By Cristiana Ferrauti @Cristiana16492
“I have never been involved with a political party before,” says Scott Bartle, 31, parliamentary candidate for the Green Party in Brent North. “I couldn’t even stand those fancy rosettes politicians wore. And now I got rid of my gym membership, because walking from place to place for meeting people is enough training.” )
Speaking with politicians and learning about things face-to-face – and not by secondary means – are among others practices he has added to his daily routine.

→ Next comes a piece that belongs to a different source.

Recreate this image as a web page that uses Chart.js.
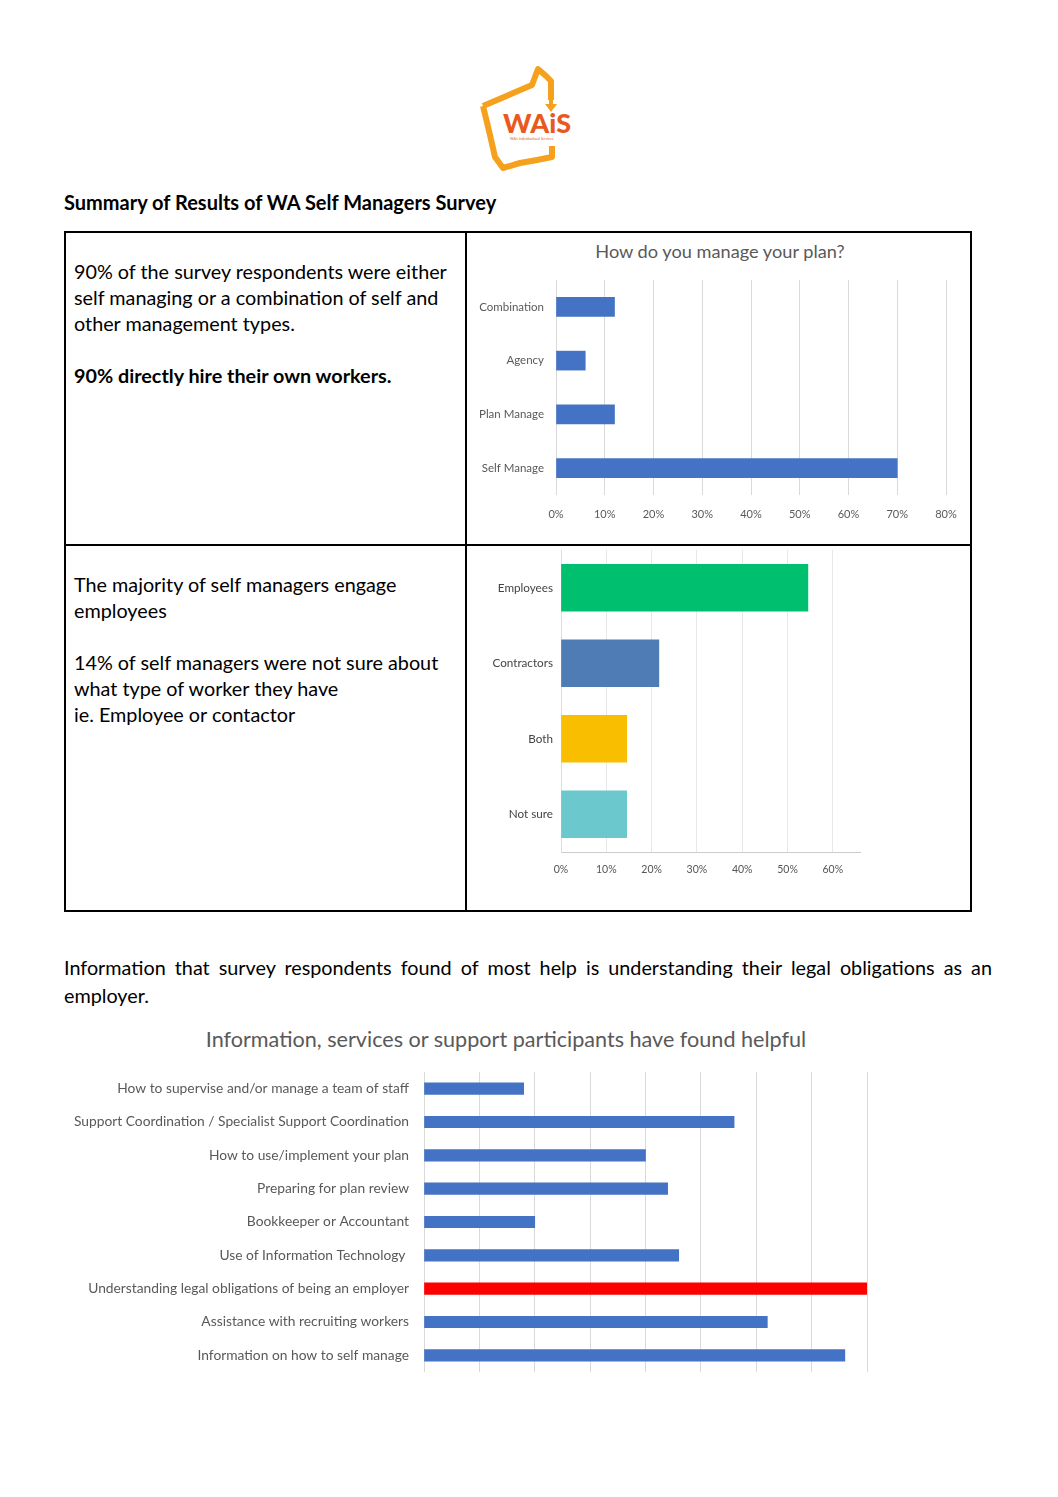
<!DOCTYPE html>
<html>
<head>
<meta charset="utf-8">
<script src="https://cdn.jsdelivr.net/npm/chart.js@4.4.0/dist/chart.umd.min.js"></script>
<style>
  body { margin: 0; background: #fff; font-family: Lato, "Open Sans", sans-serif; }
  #page { position: relative; width: 1058px; height: 1497px; overflow: hidden; }
  .abs { position: absolute; }
  .txt { font-size: 19.8px; line-height: 26px; color: #000; }
  .line { position: absolute; background: #000; }
  .ctitle { position: absolute; color: #595959; white-space: nowrap; transform: translate(-50%, -50%); }
</style>
</head>
<body>
<div id="page">
  <!-- logo -->
  <svg class="abs" style="left:470px;top:60px" width="120" height="120" viewBox="0 0 120 120">
    <path d="M13 46 L62 25 L68 9 L76 16 L81 21 L81 40" fill="none" stroke="#F6A11D" stroke-width="6" stroke-linejoin="round"/>
    <path d="M81 38 L81 46" stroke="#F6A11D" stroke-width="4"/>
    <path d="M75 44 L81 52 L87 44 Z" fill="#F6A11D"/>
    <path d="M13 46 L20 75 L25 97 L33 108 L50 103 L67 100 L82 97 L82 86" fill="none" stroke="#F6A11D" stroke-width="6" stroke-linejoin="round"/>
    <text x="33" y="73" font-family="Lato" font-weight="900" font-size="27" fill="#E9591E">WAiS</text>
    <text x="40" y="80" font-family="Lato" font-size="3.5" fill="#E9591E">WA's Individualised Services</text>
  </svg>

  <div class="abs" style="left:64px;top:189px;font-size:20px;font-weight:bold;line-height:26px">Summary of Results of WA Self Managers Survey</div>

  <!-- table borders -->
  <div class="line" style="left:64px;top:231px;width:908px;height:1.5px"></div>
  <div class="line" style="left:64px;top:910px;width:908px;height:1.5px"></div>
  <div class="line" style="left:64px;top:231px;width:1.5px;height:681px"></div>
  <div class="line" style="left:970px;top:231px;width:1.5px;height:681px"></div>
  <div class="line" style="left:465px;top:231px;width:1.5px;height:681px"></div>
  <div class="line" style="left:64px;top:544px;width:908px;height:1.5px"></div>

  <div class="abs txt" style="left:74px;top:258px">90% of the survey respondents were either<br>self managing or a combination of self and<br>other management types.<br><br><b>90% directly hire their own workers.</b></div>
  <div class="abs txt" style="left:74px;top:571px">The majority of self managers engage<br>employees<br><br>14% of self managers were not sure about<br>what type of worker they have<br>ie. Employee or contactor</div>

  <div class="ctitle" style="left:720px;top:251px;font-size:18.2px">How do you manage your plan?</div>
  <div class="abs" style="left:466px;top:233px;width:504px;height:311px"><canvas id="planChart"></canvas></div>
  <div class="abs" style="left:466px;top:546px;width:400px;height:340px"><canvas id="workerChart"></canvas></div>

  <div class="abs txt" style="left:64px;top:953px;width:928px;line-height:28px;text-align:justify;text-align-last:left">Information that survey respondents found of most help is understanding their legal obligations as an employer.</div>

  <div class="ctitle" style="left:506px;top:1039px;font-size:21.6px">Information, services or support participants have found helpful</div>
  <div class="abs" style="left:64px;top:1060px;width:836px;height:320px"><canvas id="helpChart"></canvas></div>
</div>

<script>
const planLabels = ['Combination', 'Agency', 'Plan Manage', 'Self Manage'];
const planValues = [12, 6, 12, 70];

const workerLabels = ['Employees', 'Contractors', 'Both', 'Not sure'];
const workerValues = [54.5, 21.6, 14.5, 14.5];
const workerColors = ['#00BF6F', '#507CB6', '#F9BE00', '#6BC8CD'];

const helpLabels = [
    'How to supervise and/or manage a team of staff',
    'Support Coordination / Specialist Support Coordination',
    'How to use/implement your plan',
    'Preparing for plan review',
    'Bookkeeper or Accountant',
    'Use of Information Technology ',
    'Understanding legal obligations of being an employer',
    'Assistance with recruiting workers',
    'Information on how to self manage'
];
const helpValues = [9, 28, 20, 22, 10, 23, 40, 31, 38];
// the top one gets the red bar
const helpColors = helpValues.map((v, i) => i === 6 ? '#FF0000' : '#4472C4');

Chart.defaults.font.family = 'Lato';
Chart.defaults.animation = false;
Chart.defaults.maintainAspectRatio = false;
Chart.defaults.plugins.legend.display = false;
Chart.defaults.plugins.tooltip.enabled = false;

// pin axis sizes so the plot areas land where the picture has them
const fixW = w => scale => { scale.width = w; scale.paddingTop = 0; scale.paddingBottom = 0; };
const fixH = h => scale => { scale.height = h; };
const pct = v => v + '%';

new Chart(document.getElementById('planChart'), {
    type: 'bar',
    data: {
        labels: planLabels,
        datasets: [{ data: planValues, backgroundColor: '#4472C4', barThickness: 19 }]
    },
    options: {
        indexAxis: 'y',
        layout: { padding: { top: 47, right: 24 } },
        scales: {
            x: {
                min: 0, max: 80,
                ticks: { stepSize: 10, callback: pct, color: '#595959', font: { size: 11 }, padding: 13 },
                grid: { color: '#d9d9d9', drawTicks: false },
                border: { display: false },
                afterFit: fixH(49)
            },
            y: {
                ticks: { color: '#595959', font: { size: 11.5 }, padding: 12 },
                grid: { display: false, drawTicks: false },
                border: { display: false },
                afterFit: fixW(90)
            }
        }
    }
});

new Chart(document.getElementById('workerChart'), {
    type: 'bar',
    data: {
        labels: workerLabels,
        datasets: [{ data: workerValues, backgroundColor: workerColors, barThickness: 47 }]
    },
    options: {
        indexAxis: 'y',
        layout: { padding: { top: 4, right: 6 } },
        scales: {
            x: {
                min: 0, max: 66,
                ticks: { stepSize: 10, callback: pct, color: '#555', font: { size: 10.5 }, padding: 11 },
                afterBuildTicks: s => { s.ticks = s.ticks.filter(t => t.value % 10 === 0); },
                grid: { color: '#e8e8e8', drawTicks: false },
                border: { display: true, color: '#cccccc' },
                afterFit: fixH(34)
            },
            y: {
                ticks: { color: '#444', font: { size: 11.7 }, padding: 8 },
                grid: { display: false, drawTicks: false },
                border: { display: true, color: '#dddddd' },
                afterFit: fixW(95)
            }
        }
    }
});

new Chart(document.getElementById('helpChart'), {
    type: 'bar',
    data: {
        labels: helpLabels,
        datasets: [{ data: helpValues, backgroundColor: helpColors, barThickness: 11.5 }]
    },
    options: {
        indexAxis: 'y',
        layout: { padding: { top: 12, right: 33, bottom: 8 } },
        scales: {
            x: {
                min: 0, max: 40,
                ticks: { stepSize: 5, display: false },
                grid: { color: '#d9d9d9', drawTicks: false },
                border: { display: false },
                afterFit: fixH(0)
            },
            y: {
                ticks: { color: '#595959', font: { size: 13.8 }, padding: 15 },
                grid: { display: false, drawTicks: false },
                border: { display: false },
                afterFit: fixW(360)
            }
        }
    }
});
</script>
</body>
</html>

So why did Bartle choose to stand?
“Sometimes you have just to go for yourself and try to encourage people to stand for what they care. Half of the young audience voted in 2010 general election. The majority of them do not trust politicians. The result is a never-ending circle: the more people don’t take part, the more things will not change.”
The Green Party has pledged to defend Human Rights and are committed to improved funding for public health and education.
Outside politics, Scott Bartle works with people with learning disabilities in the NHS. “You see how difficult society makes them to achieve everyday life: getting a job, even having a relationship.” He called it a “general day-by-day discrimination.”
When Bartle was 15 his best friend was diagnosed with schizophrenia. What Bartle saw when visiting him in hospital encouraged him to stand against the inequality and bad treatment that he saw there. “I kept that in my mind,” he says. As a result of his friend’s poor treatment, Bartle went on to take a degree in Psychology and Human Rights, followed by a Masters in Intellectual Disabilities and Development Disorders to learn more.
In the 2014 local election, he gained eight per cent – one of the highest results for an individual Green Party candidate in the constituency – running for Mapesbury Ward Brent, where he lives.
— Lorraine King (@lorrainemking) 25 Maggio 2014
With a green manifesto, which includes environment actions and more public spending for health, membership in the Green Party England and Wales has passed 50,000. By this way, it becomes the fourth major political party in the country, while the countdown for May General Elections starts.
The main change they want to carry on is to re-establish a “real democracy”.
The Green Party does not receive money from anywhere, but just relies on its memberships.
He refers to Greens as “the party of hope.” The general elections, he said, are important, but change is brought on a day-to-day basis.